In order to further evaluate the validity of our model, we perform cross-validation on the dataset of X-View benchmark, and the validation results are shown in Table 6. To be specific, we try re-partitioning the dataset into 5 parts, and adopt 5-fold cross validation in our further experiments. As far as we know, almost all the existing works followed the original split method of the authors of the dataset. Therefore, our experimental result with cross-validation is only compared with that of our own methods rather than those of other SOTA methods. Meanwhile, we set different learning rates in the X-View benchmark for verification, as shown in Fig. 7, where the experimental accuracy reaches the best when the learning rate is equal to 0.1.

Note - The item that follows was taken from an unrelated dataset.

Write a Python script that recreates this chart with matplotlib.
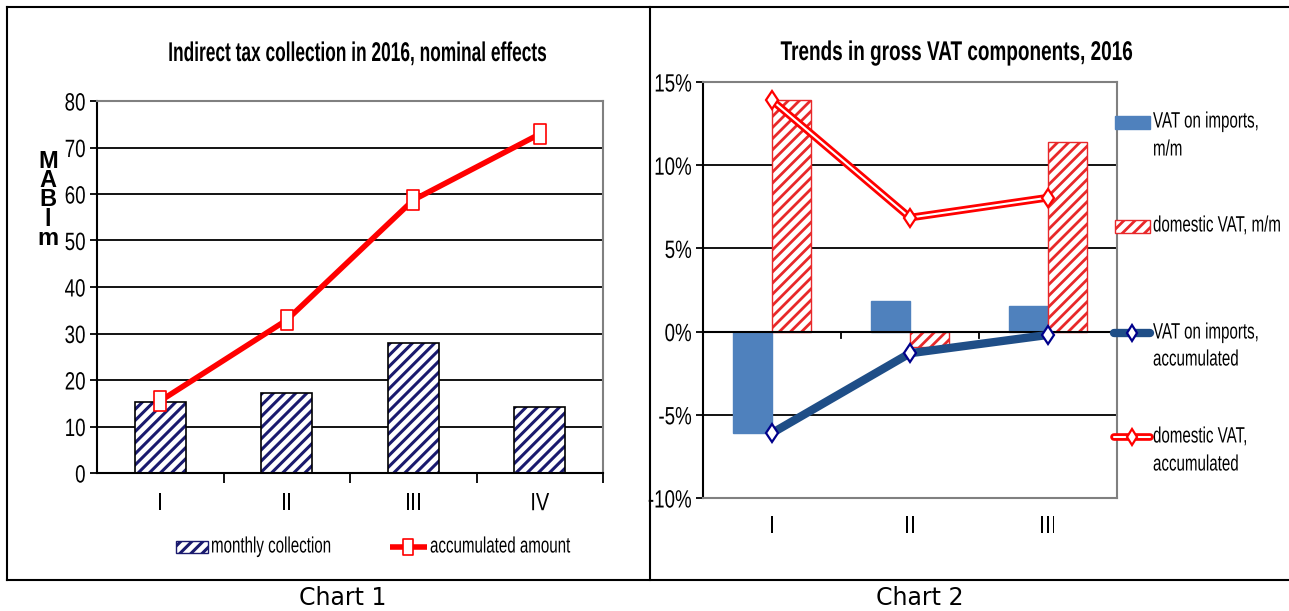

Table 6 Comparison of cross-validation results under X-View benchmark
Fig. 7
figure 7

Recognition accuracy under different learning rates

5 Conclusion

A novel adaptive spatial residual graph convolutional network (SARGCN) is proposed for action recognition based on the skeleton information. In our model, without the constraint of fixed topological structure, the feature extraction performance and generalization ability could be largely enhanced by a learnable parameter matrix. In the meantime, the residual connection is introduced into the model so that model degradation could be eliminated and the computational complexity of the model could be reduced. At last, the attention module is added to promote the model’s extraction of spatial features and achieve a significant effect. In terms of the number of parameters, to our best knowledge, our model has achieved the most effective result so far.

Of course, there is still a certain gap in recognition accuracy for our model in comparison to the state-of-the-art action recognition model based on skeleton data. The reason is that we only take the overall information of the skeleton structure in the spatial dimension in our approach. In our future work, we will further investigate the feature extraction of each part of the skeleton, and consider how to re-establish a spatiotemporal graph model on the basis of the comprehensive analysis of the spatiotemporal feature information in the spatial and temporal dimensions.